John worked on his laptop, I read his Telegraph and ate my Tictacs, occasionally reading out interesting snippets to him and being rewarded by distracted grunts. Was this a vision of my future with John? How had I even begun thinking of a future with John when everything he said or did gave me the impression that he thought of me as a kind of diverting canape before he moved on to the main course of the kind of woman that he would take seriously, a sort of female clone of him, Oxford, LBS, high-flying City job, her own platinum card that wasn’t just courtesy of her daddy.

This was depressing. Why did being with John for any length of time always make me feel like such a bit of fluff? As if I weren’t clever enough, or serious enough, or tough enough, as if my massage therapist job were some trivial female thing, nice, but not what the business of the real world was about. No doubt if I pressed him he would say that my clients were all losers who were not equipped to face the real world and give me a lecture about how the weakest should go to the wall.

Charlie was right. What am I doing with him? He is a tosser. I looked at my watch. Thank Christ! He was engrossed in his document and barely acknowledged my departure.

Downstairs, reception was fairly empty. I looked around for Charlie but there was no-one around apart from a handsome yokel engaging the bored receptionist – bored no longer! – in what, from her giggles and hair-twirling, I took to be flirtatious banter.

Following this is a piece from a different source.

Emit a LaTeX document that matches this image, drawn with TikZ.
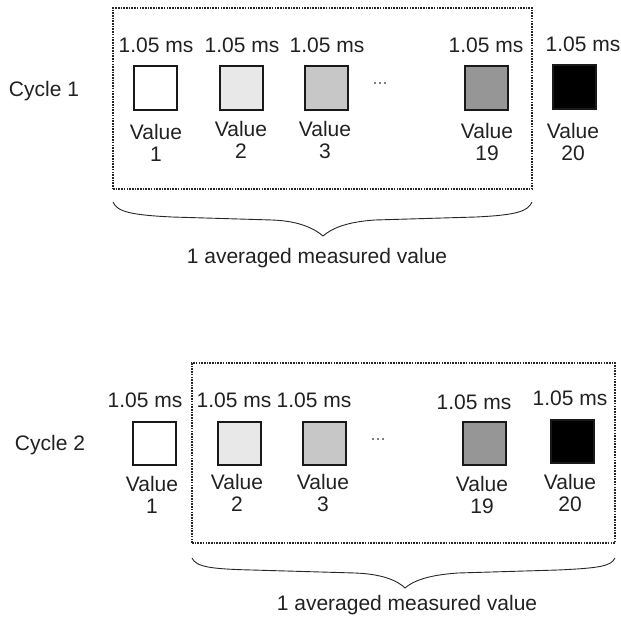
\documentclass[tikz,border=0pt]{standalone}
\usepackage{fontspec}
\setmainfont{Liberation Sans}
\begin{document}
\begin{tikzpicture}[x=1pt,y=-1pt,
  every node/.style={text=black!87, font=\fontsize{21}{22}\selectfont, inner sep=0pt},
  val/.style={draw=black!90, line width=2pt, minimum size=43pt, text=black},
  lab/.style={align=center},
  dots/.style={text=black!60, font=\fontsize{18}{20}\selectfont},
  grp/.style={draw=black!85, line width=1.4pt, dash pattern=on 1.6pt off 1.1pt},
  brc/.style={draw=black!85, line width=0.9pt}]
\useasboundingbox (0,0) rectangle (621,618);
% ---------- Cycle 1 ----------
\node (c1) at (44,91) {Cycle 1};
\node[val, fill=white]    (a1)  at (155.5,88) {};
\node[val, fill=black!9]  (a2)  at (241,88) {};
\node[val, fill=black!22] (a3)  at (326,88) {};
\node[val, fill=black!41] (a19) at (486.5,88) {};
\node[val, fill=black]    (a20) at (574,87) {};
\node[dots] (ad) at (380,84) {...};
\node (at1)  at (156,45) {1.05 ms};
\node (at2)  at (242,45) {1.05 ms};
\node (at3)  at (327,45) {1.05 ms};
\node (at19) at (486,45) {1.05 ms};
\node (at20) at (583,44) {1.05 ms};
\node[lab] (av1)  at (156,143) {Value\\1};
\node[lab] (av2)  at (241,140) {Value\\2};
\node[lab] (av3)  at (325,140) {Value\\3};
\node[lab] (av19) at (487,142) {Value\\19};
\node[lab] (av20) at (573,142) {Value\\20};
\node[grp, minimum width=419pt, minimum height=181pt] (ga) at (322.5,98.5) {};
\draw[brc] (113,202) .. controls (117,212) and (132,215) .. (172,217) -- (272,220)
  .. controls (300,221) and (315,229) .. (323,236) coordinate (bta)
  .. controls (331,229) and (345,222) .. (375,220) -- (476,217)
  .. controls (518,215) and (528,211) .. (532,202);
\node (ma) at (317,258) {1 averaged measured value};
% ---------- Cycle 2 ----------
\node (c2) at (50,445) {Cycle 2};
\node[val, fill=white]    (b1)  at (154.5,443) {};
\node[val, fill=black!9]  (b2)  at (239.5,443) {};
\node[val, fill=black!22] (b3)  at (324.5,443) {};
\node[val, fill=black!41] (b19) at (484.5,443) {};
\node[val, fill=black]    (b20) at (572,441.5) {};
\node[dots] (bd) at (378,440) {...};
\node (bt1)  at (145,400) {1.05 ms};
\node (bt2)  at (234,400) {1.05 ms};
\node (bt3)  at (314,400) {1.05 ms};
\node (bt19) at (474,402) {1.05 ms};
\node (bt20) at (570,398) {1.05 ms};
\node[lab] (bv1)  at (152,495) {Value\\1};
\node[lab] (bv2)  at (237,493) {Value\\2};
\node[lab] (bv3)  at (323,493) {Value\\3};
\node[lab] (bv19) at (482,495) {Value\\19};
\node[lab] (bv20) at (570,493) {Value\\20};
\node[grp, minimum width=423pt, minimum height=180pt] (gb) at (403.5,453) {};
\draw[brc] (192,558) .. controls (196,567) and (211,569) .. (252,570) -- (355,573)
  .. controls (383,574) and (398,581) .. (405,588) coordinate (btb)
  .. controls (413,581) and (428,575) .. (458,573) -- (558,570)
  .. controls (601,568) and (611,566) .. (615,558);
\node (mb) at (407,605) {1 averaged measured value};
\end{tikzpicture}
\end{document}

Something about him looked familiar. I looked a bit closer and realised it was Charlie, but not as I knew him. I approached cautiously. “Charlie?”

He broke off from the receptionist and turned around. It was Charlie, but Charlie shorn. The wild hair, the unkempt beard, had been ruthlessly excised, and underneath, amazingly, Charlie was good-looking, I mean, seriously goodlooking. I mean, I always thought John was goodlooking in that big, bluff, blond English sort of way, but Charlie, although built much less in the Viking mould, was the kind of goodlooking that make women whisper in corners together. Without the camouflage, there was something almost Italian about his clearcut features, which in combination with his English colouring and those heartstopping eyes, well, it just made you want to jump him.

“What did you do?” I said, marvelling.